Directions: Please give the listing again in its entirety, exactly as written.

Provided data:
## BEGIN
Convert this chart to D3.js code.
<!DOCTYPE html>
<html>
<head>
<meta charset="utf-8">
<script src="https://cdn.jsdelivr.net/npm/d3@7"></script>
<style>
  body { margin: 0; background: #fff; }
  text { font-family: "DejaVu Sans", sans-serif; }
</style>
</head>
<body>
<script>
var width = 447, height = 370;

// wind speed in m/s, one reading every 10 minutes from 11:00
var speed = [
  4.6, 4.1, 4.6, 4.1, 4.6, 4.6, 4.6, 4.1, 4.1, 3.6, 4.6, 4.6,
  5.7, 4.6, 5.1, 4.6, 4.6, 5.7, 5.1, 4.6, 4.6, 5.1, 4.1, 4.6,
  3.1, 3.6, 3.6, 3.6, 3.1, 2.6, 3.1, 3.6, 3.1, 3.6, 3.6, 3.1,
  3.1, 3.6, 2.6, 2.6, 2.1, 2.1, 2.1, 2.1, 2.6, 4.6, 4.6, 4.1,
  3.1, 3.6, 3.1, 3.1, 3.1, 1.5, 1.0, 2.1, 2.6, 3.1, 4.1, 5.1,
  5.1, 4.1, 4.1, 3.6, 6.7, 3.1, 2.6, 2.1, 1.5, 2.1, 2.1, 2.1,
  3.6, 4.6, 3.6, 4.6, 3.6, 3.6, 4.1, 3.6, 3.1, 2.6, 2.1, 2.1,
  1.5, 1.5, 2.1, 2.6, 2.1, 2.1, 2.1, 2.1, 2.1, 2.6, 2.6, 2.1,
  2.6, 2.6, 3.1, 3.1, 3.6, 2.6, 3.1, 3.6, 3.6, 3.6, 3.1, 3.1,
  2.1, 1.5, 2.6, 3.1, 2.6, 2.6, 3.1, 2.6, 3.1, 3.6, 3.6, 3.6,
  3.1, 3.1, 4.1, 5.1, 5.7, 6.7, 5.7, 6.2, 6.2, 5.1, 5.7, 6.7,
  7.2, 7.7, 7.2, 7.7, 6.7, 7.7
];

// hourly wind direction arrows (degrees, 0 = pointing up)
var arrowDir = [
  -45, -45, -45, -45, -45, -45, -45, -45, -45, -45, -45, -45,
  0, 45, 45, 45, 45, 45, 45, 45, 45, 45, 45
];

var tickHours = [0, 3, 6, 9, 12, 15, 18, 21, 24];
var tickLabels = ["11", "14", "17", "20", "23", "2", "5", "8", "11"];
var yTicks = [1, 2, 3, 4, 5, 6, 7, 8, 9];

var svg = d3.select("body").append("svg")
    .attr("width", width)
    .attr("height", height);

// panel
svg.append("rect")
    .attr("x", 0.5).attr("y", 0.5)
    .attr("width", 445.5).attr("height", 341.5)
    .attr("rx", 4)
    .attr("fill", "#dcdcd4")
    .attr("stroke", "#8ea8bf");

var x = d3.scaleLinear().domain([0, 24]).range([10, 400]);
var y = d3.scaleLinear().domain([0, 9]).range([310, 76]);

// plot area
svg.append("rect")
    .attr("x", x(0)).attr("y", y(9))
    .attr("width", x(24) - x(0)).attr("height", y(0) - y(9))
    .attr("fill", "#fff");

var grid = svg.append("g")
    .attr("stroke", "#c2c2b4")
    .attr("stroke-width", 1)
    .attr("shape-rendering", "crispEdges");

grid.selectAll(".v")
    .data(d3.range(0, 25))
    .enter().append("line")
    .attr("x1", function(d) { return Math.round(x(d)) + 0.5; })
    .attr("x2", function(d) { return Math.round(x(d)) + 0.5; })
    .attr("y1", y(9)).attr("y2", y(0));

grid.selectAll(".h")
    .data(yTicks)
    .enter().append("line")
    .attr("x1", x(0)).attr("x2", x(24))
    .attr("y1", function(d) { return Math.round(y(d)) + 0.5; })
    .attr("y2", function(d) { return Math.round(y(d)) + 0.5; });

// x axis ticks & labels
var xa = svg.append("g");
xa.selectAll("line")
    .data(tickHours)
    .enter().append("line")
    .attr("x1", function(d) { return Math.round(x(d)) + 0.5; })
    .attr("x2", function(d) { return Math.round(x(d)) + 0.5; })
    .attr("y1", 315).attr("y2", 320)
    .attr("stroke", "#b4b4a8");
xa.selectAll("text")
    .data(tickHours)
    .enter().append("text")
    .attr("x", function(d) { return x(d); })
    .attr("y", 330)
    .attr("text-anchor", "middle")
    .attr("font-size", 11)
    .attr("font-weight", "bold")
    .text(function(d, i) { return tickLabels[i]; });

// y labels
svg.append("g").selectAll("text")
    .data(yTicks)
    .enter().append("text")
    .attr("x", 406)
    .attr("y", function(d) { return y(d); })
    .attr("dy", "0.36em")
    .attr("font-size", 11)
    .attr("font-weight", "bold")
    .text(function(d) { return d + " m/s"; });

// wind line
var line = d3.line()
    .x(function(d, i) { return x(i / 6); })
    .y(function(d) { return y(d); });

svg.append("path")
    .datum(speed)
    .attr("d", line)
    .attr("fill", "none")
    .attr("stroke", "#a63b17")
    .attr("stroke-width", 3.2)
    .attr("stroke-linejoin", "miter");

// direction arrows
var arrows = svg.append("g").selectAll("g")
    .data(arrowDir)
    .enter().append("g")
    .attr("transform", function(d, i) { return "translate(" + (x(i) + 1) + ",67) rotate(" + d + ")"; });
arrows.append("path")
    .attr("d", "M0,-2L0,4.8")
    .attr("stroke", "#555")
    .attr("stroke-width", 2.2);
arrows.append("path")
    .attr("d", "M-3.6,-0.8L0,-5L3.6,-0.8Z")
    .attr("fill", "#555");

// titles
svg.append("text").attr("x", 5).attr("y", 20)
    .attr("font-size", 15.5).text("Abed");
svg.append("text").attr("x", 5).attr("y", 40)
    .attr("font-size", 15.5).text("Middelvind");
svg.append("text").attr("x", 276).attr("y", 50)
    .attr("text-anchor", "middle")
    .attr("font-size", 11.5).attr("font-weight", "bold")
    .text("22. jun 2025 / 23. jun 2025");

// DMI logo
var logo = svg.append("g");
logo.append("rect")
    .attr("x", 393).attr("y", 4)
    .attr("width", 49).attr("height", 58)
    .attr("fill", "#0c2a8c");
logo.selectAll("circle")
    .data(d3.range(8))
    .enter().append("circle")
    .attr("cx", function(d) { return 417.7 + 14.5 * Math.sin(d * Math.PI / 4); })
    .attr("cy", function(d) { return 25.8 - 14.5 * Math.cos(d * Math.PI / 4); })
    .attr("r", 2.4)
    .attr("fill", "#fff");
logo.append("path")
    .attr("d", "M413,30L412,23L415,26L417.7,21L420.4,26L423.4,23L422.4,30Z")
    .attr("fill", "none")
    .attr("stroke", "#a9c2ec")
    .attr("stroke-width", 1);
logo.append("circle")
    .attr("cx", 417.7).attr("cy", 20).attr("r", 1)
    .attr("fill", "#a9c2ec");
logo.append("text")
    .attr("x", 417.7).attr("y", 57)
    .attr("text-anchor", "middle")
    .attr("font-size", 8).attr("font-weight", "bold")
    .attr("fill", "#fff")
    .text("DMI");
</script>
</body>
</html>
## END
Task output:
Convert this chart to D3.js code.
<!DOCTYPE html>
<html>
<head>
<meta charset="utf-8">
<script src="https://cdn.jsdelivr.net/npm/d3@7"></script>
<style>
  body { margin: 0; background: #fff; }
  text { font-family: "DejaVu Sans", sans-serif; }
</style>
</head>
<body>
<script>
var width = 447, height = 370;

// wind speed in m/s, one reading every 10 minutes from 11:00
var speed = [
  4.6, 4.1, 4.6, 4.1, 4.6, 4.6, 4.6, 4.1, 4.1, 3.6, 4.6, 4.6,
  5.7, 4.6, 5.1, 4.6, 4.6, 5.7, 5.1, 4.6, 4.6, 5.1, 4.1, 4.6,
  3.1, 3.6, 3.6, 3.6, 3.1, 2.6, 3.1, 3.6, 3.1, 3.6, 3.6, 3.1,
  3.1, 3.6, 2.6, 2.6, 2.1, 2.1, 2.1, 2.1, 2.6, 4.6, 4.6, 4.1,
  3.1, 3.6, 3.1, 3.1, 3.1, 1.5, 1.0, 2.1, 2.6, 3.1, 4.1, 5.1,
  5.1, 4.1, 4.1, 3.6, 6.7, 3.1, 2.6, 2.1, 1.5, 2.1, 2.1, 2.1,
  3.6, 4.6, 3.6, 4.6, 3.6, 3.6, 4.1, 3.6, 3.1, 2.6, 2.1, 2.1,
  1.5, 1.5, 2.1, 2.6, 2.1, 2.1, 2.1, 2.1, 2.1, 2.6, 2.6, 2.1,
  2.6, 2.6, 3.1, 3.1, 3.6, 2.6, 3.1, 3.6, 3.6, 3.6, 3.1, 3.1,
  2.1, 1.5, 2.6, 3.1, 2.6, 2.6, 3.1, 2.6, 3.1, 3.6, 3.6, 3.6,
  3.1, 3.1, 4.1, 5.1, 5.7, 6.7, 5.7, 6.2, 6.2, 5.1, 5.7, 6.7,
  7.2, 7.7, 7.2, 7.7, 6.7, 7.7
];

// hourly wind direction arrows (degrees, 0 = pointing up)
var arrowDir = [
  -45, -45, -45, -45, -45, -45, -45, -45, -45, -45, -45, -45,
  0, 45, 45, 45, 45, 45, 45, 45, 45, 45, 45
];

var tickHours = [0, 3, 6, 9, 12, 15, 18, 21, 24];
var tickLabels = ["11", "14", "17", "20", "23", "2", "5", "8", "11"];
var yTicks = [1, 2, 3, 4, 5, 6, 7, 8, 9];

var svg = d3.select("body").append("svg")
    .attr("width", width)
    .attr("height", height);

// panel
svg.append("rect")
    .attr("x", 0.5).attr("y", 0.5)
    .attr("width", 445.5).attr("height", 341.5)
    .attr("rx", 4)
    .attr("fill", "#dcdcd4")
    .attr("stroke", "#8ea8bf");

var x = d3.scaleLinear().domain([0, 24]).range([10, 400]);
var y = d3.scaleLinear().domain([0, 9]).range([310, 76]);

// plot area
svg.append("rect")
    .attr("x", x(0)).attr("y", y(9))
    .attr("width", x(24) - x(0)).attr("height", y(0) - y(9))
    .attr("fill", "#fff");

var grid = svg.append("g")
    .attr("stroke", "#c2c2b4")
    .attr("stroke-width", 1)
    .attr("shape-rendering", "crispEdges");

grid.selectAll(".v")
    .data(d3.range(0, 25))
    .enter().append("line")
    .attr("x1", function(d) { return Math.round(x(d)) + 0.5; })
    .attr("x2", function(d) { return Math.round(x(d)) + 0.5; })
    .attr("y1", y(9)).attr("y2", y(0));

grid.selectAll(".h")
    .data(yTicks)
    .enter().append("line")
    .attr("x1", x(0)).attr("x2", x(24))
    .attr("y1", function(d) { return Math.round(y(d)) + 0.5; })
    .attr("y2", function(d) { return Math.round(y(d)) + 0.5; });

// x axis ticks & labels
var xa = svg.append("g");
xa.selectAll("line")
    .data(tickHours)
    .enter().append("line")
    .attr("x1", function(d) { return Math.round(x(d)) + 0.5; })
    .attr("x2", function(d) { return Math.round(x(d)) + 0.5; })
    .attr("y1", 315).attr("y2", 320)
    .attr("stroke", "#b4b4a8");
xa.selectAll("text")
    .data(tickHours)
    .enter().append("text")
    .attr("x", function(d) { return x(d); })
    .attr("y", 330)
    .attr("text-anchor", "middle")
    .attr("font-size", 11)
    .attr("font-weight", "bold")
    .text(function(d, i) { return tickLabels[i]; });

// y labels
svg.append("g").selectAll("text")
    .data(yTicks)
    .enter().append("text")
    .attr("x", 406)
    .attr("y", function(d) { return y(d); })
    .attr("dy", "0.36em")
    .attr("font-size", 11)
    .attr("font-weight", "bold")
    .text(function(d) { return d + " m/s"; });

// wind line
var line = d3.line()
    .x(function(d, i) { return x(i / 6); })
    .y(function(d) { return y(d); });

svg.append("path")
    .datum(speed)
    .attr("d", line)
    .attr("fill", "none")
    .attr("stroke", "#a63b17")
    .attr("stroke-width", 3.2)
    .attr("stroke-linejoin", "miter");

// direction arrows
var arrows = svg.append("g").selectAll("g")
    .data(arrowDir)
    .enter().append("g")
    .attr("transform", function(d, i) { return "translate(" + (x(i) + 1) + ",67) rotate(" + d + ")"; });
arrows.append("path")
    .attr("d", "M0,-2L0,4.8")
    .attr("stroke", "#555")
    .attr("stroke-width", 2.2);
arrows.append("path")
    .attr("d", "M-3.6,-0.8L0,-5L3.6,-0.8Z")
    .attr("fill", "#555");

// titles
svg.append("text").attr("x", 5).attr("y", 20)
    .attr("font-size", 15.5).text("Abed");
svg.append("text").attr("x", 5).attr("y", 40)
    .attr("font-size", 15.5).text("Middelvind");
svg.append("text").attr("x", 276).attr("y", 50)
    .attr("text-anchor", "middle")
    .attr("font-size", 11.5).attr("font-weight", "bold")
    .text("22. jun 2025 / 23. jun 2025");

// DMI logo
var logo = svg.append("g");
logo.append("rect")
    .attr("x", 393).attr("y", 4)
    .attr("width", 49).attr("height", 58)
    .attr("fill", "#0c2a8c");
logo.selectAll("circle")
    .data(d3.range(8))
    .enter().append("circle")
    .attr("cx", function(d) { return 417.7 + 14.5 * Math.sin(d * Math.PI / 4); })
    .attr("cy", function(d) { return 25.8 - 14.5 * Math.cos(d * Math.PI / 4); })
    .attr("r", 2.4)
    .attr("fill", "#fff");
logo.append("path")
    .attr("d", "M413,30L412,23L415,26L417.7,21L420.4,26L423.4,23L422.4,30Z")
    .attr("fill", "none")
    .attr("stroke", "#a9c2ec")
    .attr("stroke-width", 1);
logo.append("circle")
    .attr("cx", 417.7).attr("cy", 20).attr("r", 1)
    .attr("fill", "#a9c2ec");
logo.append("text")
    .attr("x", 417.7).attr("y", 57)
    .attr("text-anchor", "middle")
    .attr("font-size", 8).attr("font-weight", "bold")
    .attr("fill", "#fff")
    .text("DMI");
</script>
</body>
</html>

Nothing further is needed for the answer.